- Born: 27 May 1847
- Died: 28 September 1949 (aged 75)
- Occupation: Architect

= Robert Matthew Mitchell =

Scottish architect (1847–1949)

Robert Matthew Mitchell (27 May 1847 – 28 September 1949) was a Scottish architect, prominent in the second half of the 19th century and first half of the 20th. He designed several notable buildings in Perthshire, several of which are now of listed status.

== Life and career ==
Mitchell was born on 27 May 1847.

He began an apprenticeship in what was presumed to be a joiner's workshop. Basically self-taught, he found work as a junior draughtsman in the Edinburgh office of James Graham Fairley in 1896.

Two years later, he joined the firm of McLuckie and Walker, of Stirling. He took a leave of absence to tour the United States and Canada prior to establishing his own practice at 27 King Street in Crieff, Perthshire, and living at Fairmount in Auchterarder. After business slowed to a crawl, he emigrated to Edmonton, Alberta, Canada, in 1911. On 20 July of that year, prior to his departure, he was admitted as a Licentiate of the Royal Institute of British Architects.

After arriving in Edmonton, he was appointed to the office of English architect Roland Walter Lines. He remained there for a "considerable time" before becoming chief draughtsman to the Edmonton Public School Board. He later became its chief architect, as well as becoming a member of the Royal Architectural Institute of Canada.

In 1916, Mitchell closed his practice as he went to serve in World War I. He returned to Scotland to serve with the Scottish Horse.

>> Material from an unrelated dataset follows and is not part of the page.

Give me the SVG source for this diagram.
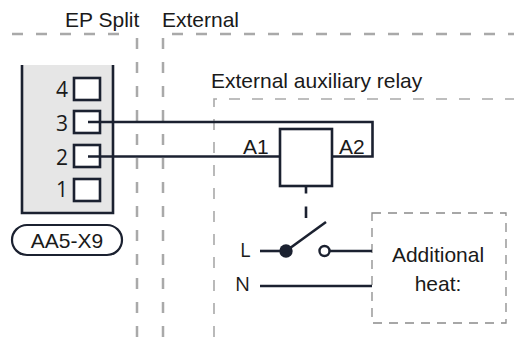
<svg xmlns="http://www.w3.org/2000/svg" width="514" height="337" viewBox="0 0 514 337">
<style>
  text { font-family: "Liberation Sans", Arial, sans-serif; fill: #1a1a1a; }
  .t { font-size: 21px; }
  .d { font-family: "Open Sans", "Noto Sans", sans-serif; font-size: 21px; }
  .ln { font-family: "Open Sans", "Noto Sans", sans-serif; font-size: 20px; }
  .zone { fill: none; stroke: #a9a9a9; stroke-width: 2.5; stroke-dasharray: 11 13; }
  .zone2 { fill: none; stroke: #a9a9a9; stroke-width: 1.6; stroke-dasharray: 11 12; }
  .heatbox { fill: none; stroke: #8a8a8a; stroke-width: 1.3; stroke-dasharray: 9 7; }
  .wire { fill: none; stroke: #1b2130; stroke-width: 2.6; }
  .term { fill: #ffffff; stroke: #1b2130; stroke-width: 2.6; }
</style>
<rect width="514" height="337" fill="#ffffff"/>

<g id="zones">
  <line class="zone" x1="12" y1="34" x2="130" y2="34"/>
  <line class="zone" x1="137" y1="38" x2="137" y2="337"/>
  <path class="zone" d="M163 337 V34 H514"/>
  <text class="t" x="65" y="27">EP Split</text>
  <text class="t" x="162" y="27">External</text>
</g>

<g id="relay-zone">
  <path class="zone2" d="M214 337 V99 H514"/>
  <text class="t" x="211" y="88">External auxiliary relay</text>
</g>

<g id="terminal-AA5-X9">
  <path d="M22 65 V213 H113 V65 Z" fill="#e6e6e6" stroke="none"/>
  <path d="M22 65 V213 H113 V65" fill="none" stroke="#1b2130" stroke-width="2.6"/>
  <rect class="term" x="74" y="78" width="26" height="22"/>
  <rect class="term" x="74" y="111" width="26" height="22"/>
  <rect class="term" x="74" y="145" width="26" height="22"/>
  <rect class="term" x="74" y="179" width="26" height="22"/>
  <text class="d" x="68" y="97" text-anchor="end">4</text>
  <text class="d" x="68" y="131" text-anchor="end">3</text>
  <text class="d" x="68" y="164.5" text-anchor="end">2</text>
  <text class="d" x="68" y="197" text-anchor="end">1</text>
</g>

<g id="label-AA5-X9">
  <rect x="12" y="225" width="110" height="30" rx="15" fill="#ffffff" stroke="#1b2130" stroke-width="2.2"/>
  <text class="t" x="67" y="248" text-anchor="middle">AA5-X9</text>
</g>

<g id="relay">
  <rect x="280" y="129" width="52" height="57" fill="#ffffff" stroke="#1b2130" stroke-width="2.6"/>
  <text class="t" x="243" y="154">A1</text>
  <text class="t" x="339" y="154">A2</text>
</g>

<g id="switch">
  <circle cx="286" cy="251" r="6.7" fill="#1b2130"/>
  <circle cx="324.5" cy="251" r="5" fill="#ffffff" stroke="#1b2130" stroke-width="2.4"/>
  <line class="wire" x1="286" y1="251" x2="326" y2="222"/>
  <text class="ln" x="240" y="257">L</text>
  <text class="ln" x="235" y="291">N</text>
</g>

<g id="additional-heat">
  <rect class="heatbox" x="372" y="213" width="134" height="110"/>
  <text class="t" x="438" y="262" text-anchor="middle">Additional</text>
  <text class="t" x="438" y="291" text-anchor="middle">heat:</text>
</g>

<g id="connectors">
  <path class="wire" d="M88 122 H372.5 V156.5 H332"/>
  <path class="wire" d="M88 156.5 H280"/>
  <line class="wire" x1="306" y1="186" x2="306" y2="193.5"/>
  <line class="wire" x1="306" y1="206.5" x2="306" y2="218"/>
  <line class="wire" x1="260" y1="251" x2="286" y2="251"/>
  <line class="wire" x1="329.5" y1="251" x2="372" y2="251"/>
  <line class="wire" x1="260" y1="286" x2="372" y2="286"/>
</g>
</svg>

He asked to be demobilised in 1919, and joined the architectural practice of Donald Alexander Stewart, of Smart & Stewart, in Perth. He became a partner in 1924, the company name being appended by his own. He was still with the firm when he was admitted as a Fellow of the Royal Institute of British Architects.

Stewart died in January 1940. Six years later, three years before his own death, Mitchell formed a partnership with J. Morrison and H. C. Miller but continued under the Smart, Stewart & Mitchell name.

Mitchell served on Auchterarder Town Council and was a magistrate, serving several terms.

=== Selected notable works ===

- Auchterarder Free Church (alterations; after 1901)
- Auchterarder United Free Church (alterations; after 1901)
- Monzievaird Parish Church (alterations; after 1901)
- Ormskirk War Memorial (1919)
- Dunning War Memorial (1919)
- J. Pullar and Sons dyeworks (reconstruction; 1919)
- Auchterarder Parish Church (new aisle windows; after 1919)
- Sports pavilion, Perth (1919)
- Gannochy Housing Estate, Kinnoull (1923)
- Perth Savings Bank (extensions; 1927)
- Royal George Hotel, Perth (reconstruction; 1927)
- Kinnoull Parish Church (recasting of interior; 1929)
- Thomas Hay Marshall monument, Perth Art Gallery (1929)
- Auchterarder World War II Memorial (1948)

== Death ==
Stewart died on 28 September 1949, aged 75.